Letter 48

DAY 48

Jean-Pierre Ruiz

Associate Professor of Theology and Religious Studies
St. John’s University, New York
March 8, 2021

Dear President Biden, Vice-President Harris, and Members of the 117th Congress,

When I try to convince my students that the Bible should be familiar to them no matter their religious affiliation, images do the job more persuasively than any arguments I might advance. These images include a photo of Inauguration Day, when the incoming President of the United States takes the oath of office with a hand resting on the Bible. Other images are troubling, among them the 45th president of the United States standing in front of St. John’s Church holding a copy of the Bible on June 1, 2020, after he used  tear gas and rubber bullets to disperse a peaceful crowd protesting the murder of George Floyd. The unsettling images also include a rioter outside the Capitol on January 6, 2021 holding up a Bible as though it were body armor and people wielding posters with citations from the Bible as though they were weapons.

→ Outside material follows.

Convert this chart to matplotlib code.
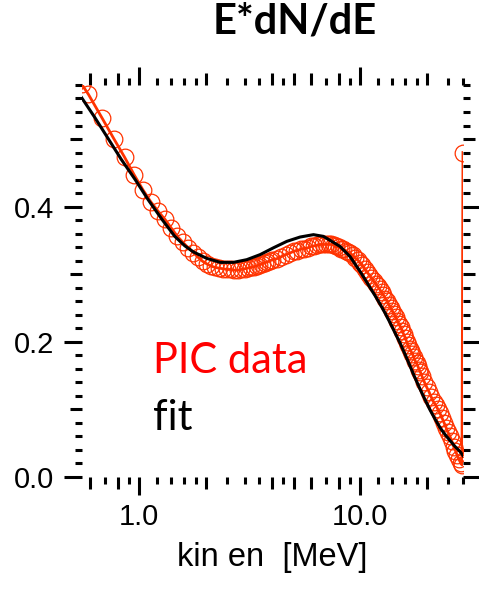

“May this be a time when the words of our sacred texts move us to change the world…”

It matters much less what we do with the Bible itself than what we do with its words once we open it! Author Václav Havel received the 1989 Peace Prize of the German Booksellers’ Association for his role in the “Velvet Revolution,” which brought a peaceful end to communist rule in Czechoslovakia. Havel’s acceptance speech invoked the Bible: “In the beginning was the Word; so it states on the first page of one of the most important books known to us. What is meant in that book is that the Word of God is the source of all creation…If the Word of God is the source of God’s entire creation then that part of God’s creation which is the human race exists as such only thanks to another of God’s miracles—the miracle of human speech.” Havel went on to ask: “Is the human word truly powerful enough to change the world and influence history?”

The answer to this question is an unequivocal yes. We have witnessed the power of words—even words from the Bible—to cause enormous harm. Yet, if we take Havel’s reflections on the Prologue of John’s Gospel seriously, words also have the power to bring about tremendous good. May this be a time when the words of our sacred texts move us to change the world, inspiring us to work to make a real difference for the common good.

Sincerely,

Jean-Pierre M. Ruiz

Jean-Pierre M. Ruiz, S.T.D.
Associate Professor, Department of Theology & Religious Studies
Senior Research Fellow, Vincentian Center for Church and Society
St. John’s University, New York

the author

Jean-Pierre Ruiz is Associate Professor in the Department of Theology & Religious Studies at St. John’s University, New York, and Senior Research Fellow of the university’s Vincentian Center for Church and Society. During the Obama administration, he served as a member of the U.S. State Department’s Working Group on Religion and Foreign Policy. A Past-President of the Academy of Catholic Hispanic Theologians of the United States, he is the author of Readings from the Edges: The Bible and People on the Move.